En gros, je propose une escouade d’une dizaine de psychologues et de travailleurs sociaux qui survoleraient les réseaux sociaux afin de faire des interventions en distanciel.
Lorsqu’on tombe sur quelqu’un qui en est à son dixième tweet d’affilé à traiter des gens de « dômien » sans que personne ne comprenne vraiment ce qu’il raconte, un intervenant pourrait se glisser dans ses DMs pour une petite intervention.
« Ça va? »
Juste un petit message pour offrir de l’aide au besoin.
« Je regardais ta timeline et ça n’a vraiment pas l’air de bien aller. As-tu envie qu’on en parle? »
On pourrait fournir à l’escouade un accès simplifié aux adresses IP. Leur permettre un appel téléphonique à la maison pour quelques questions sur leur santé mentale. Évidemment, la chaleur humaine serait déterminante.
Dès le premier contact, ça pourrait provoquer une prise de conscience d’où ils en sont rendus. Le lundi suivant autour de la machine à café : « Crime, je me suis fait approcher par une psy en fin de semaine parce que je disais trop de niaiseries sur TikTok. J’ai pogné d’quoi. »
Trop souvent, les gens en détresse n’ont pas le recul nécessaire pour aller consulter par eux-mêmes. Les plus vieilles générations trainent aussi un tabou où ils n’ont pas encore normalisé l’idée d’aller consulter afin d’arriver à mieux se gérer eux-mêmes. Évidemment, personne ne peut être contraint à consulter et ce n’est pas souhaitable non plus, mais simplement offrir la chance d’être suivi pour quelques rencontres en visio, c’est un investissement qui ne peut qu’être payant.

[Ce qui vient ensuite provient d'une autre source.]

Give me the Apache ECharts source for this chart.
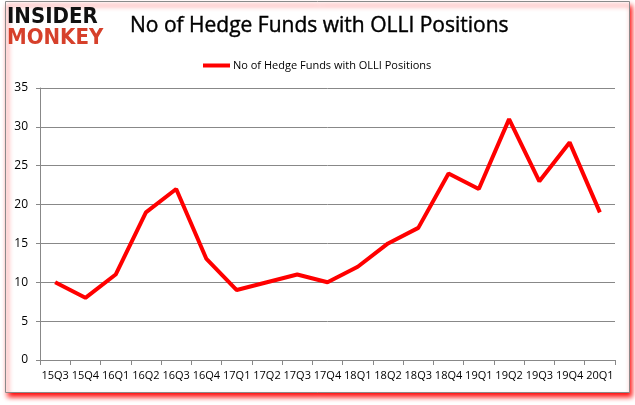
<!DOCTYPE html>
<html><head><meta charset="utf-8">
<script src="https://cdn.jsdelivr.net/npm/echarts@6/dist/echarts.min.js"></script>
<style>html,body{margin:0;padding:0;background:#fff}#c{width:635px;height:405px}</style>
</head><body><div id="c"></div>
<script>
const categories = ['15Q3','15Q4','16Q1','16Q2','16Q3','16Q4','17Q1','17Q2','17Q3','17Q4','18Q1','18Q2','18Q3','18Q4','19Q1','19Q2','19Q3','19Q4','20Q1'];
const hedgeFunds = [10,8,11,19,22,13,9,10,11,10,12,15,17,24,22,31,23,28,19];
const seriesName = 'No of Hedge Funds with OLLI Positions';
const titleText = 'No of Hedge Funds with OLLI Positions';

const chart = echarts.init(document.getElementById('c'), null, {renderer:'canvas'});
chart.setOption({
  animation:false,
  backgroundColor:'#fff',
  graphic:[
    {type:'rect', z:-10, shape:{x:5.5,y:1.5,width:624,height:391},
     style:{fill:'#fff', stroke:'#8a8a8a', lineWidth:1, shadowBlur:5, shadowColor:'rgba(255,0,0,1)', shadowOffsetX:2, shadowOffsetY:4}},
    {type:'text', left:7, top:6, style:{text:'INSIDER', font:'bold 22px "DejaVu Sans Condensed", "DejaVu Sans", sans-serif', fill:'#111'}},
    {type:'text', left:7, top:27, style:{text:'MONKEY', font:'bold 22px "DejaVu Sans Condensed", "DejaVu Sans", sans-serif', fill:'#d6402b'}}
  ],
  title:{text:titleText, left:125, top:11, textStyle:{fontFamily:'"Open Sans", sans-serif', fontSize:21, fontWeight:'normal', color:'#000', textBorderColor:'#000', textBorderWidth:0.4}},
  legend:{top:55, left:198, itemWidth:27, itemHeight:4, itemGap:4, icon:'rect',
    textStyle:{fontFamily:'"Open Sans", sans-serif', fontSize:11, color:'#000', padding:[0,0,0,-2]},
    data:[seriesName]},
  grid:{left:40, right:20, top:88, bottom:45},
  xAxis:{type:'category', data:categories, boundaryGap:true,
    axisLine:{lineStyle:{color:'#888'}},
    axisTick:{show:true, alignWithLabel:false, length:5, lineStyle:{color:'#888'}},
    axisLabel:{interval:0, color:'#000', fontFamily:'"Open Sans", sans-serif', fontSize:11, margin:10}},
  yAxis:{type:'value', min:0, max:35, interval:5,
    axisLine:{show:true, lineStyle:{color:'#888'}},
    axisTick:{show:true, length:4, lineStyle:{color:'#888'}},
    splitLine:{lineStyle:{color:'#888'}},
    axisLabel:{color:'#000', fontFamily:'"Open Sans", sans-serif', fontSize:12, margin:12}},
  series:[{name:seriesName, type:'line', data:hedgeFunds, showSymbol:false, symbol:'none',
    lineStyle:{color:'#ff0000', width:4}, itemStyle:{color:'#ff0000'}}]
});
</script></body></html>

Bien que je sois persuadé qu’un investissement public serait judicieux, on pourrait aussi ajouter des options de sociofinancement. Par exemple, on pourrait ajouter des invitations à contribuer directement dans les sections de commentaires.
« Cette section de commentaire était tellement désastreuse que j’ai donné cent dollars. »
« Voici un petit vingt dollars pour me redonner confiance en l’humanité. »
Quand ton commentaire est rendu à 400 piastres de récolté en dons, tu n’as plus trop le choix de te poser quelques questions.
Ce qu’on doit réaliser collectivement, c’est que tous ces gens désagréables qu’on finit par bloquer, ils ne disparaissent pas pour autant. On continue de les trainer au quotidien. Ils continuent de ramer à contrecourant. Chaque personne qui arrive à retrouver sa santé mentale représente un gain déterminant.
Bien sûr, ma mesure est très locale. On ne va pas régler le problème d’un homophobe brésilien ou d’un crinqué religieux de la Corée du Nord. On continuera d’être de plus en plus assiégé par des bots qui tenteront d’influencer le débat public. Mais si on en vient à avoir d’obtenir de bons résultats, ça pourra faire des petits un peu partout sur la planète.
Pour le moment, c’est un peu la métaphore de l’avion qui s’écroule avec tous les masques d’oxygène qui sortent. On doit commencer par mettre notre masque avant d’aller aider les autres à mettre le leur. Sinon, on passe out et on n’aide personne.
Ce sont des idées surtout bonnes à démontrer votre bonne volonté à vouloir changer le monde. Des gens malades il y en a toujours eu. Ça m'affecte beaucoup aussi. Mais force est de constater que leur motivation à changer doit être intrinsèque afin qu'il y ait du changement durable. Et il semble que la souffrance doit être suffisamment grande pour qu'ils franchissent le pas vers un renouveau ! De notre côté, impuissants, on peut tenter d'aider encore, mais on s'épuise si nous le faisons en mode sauveur., Régler la maladie mentale passagère ou persistante me semble être une utopie, surtout la face rivé sur nos écrans. Pour notre propre santé, suffit de déconnecter. D'y être exposé à petites doses seulement. Enfin, je parle pour moi.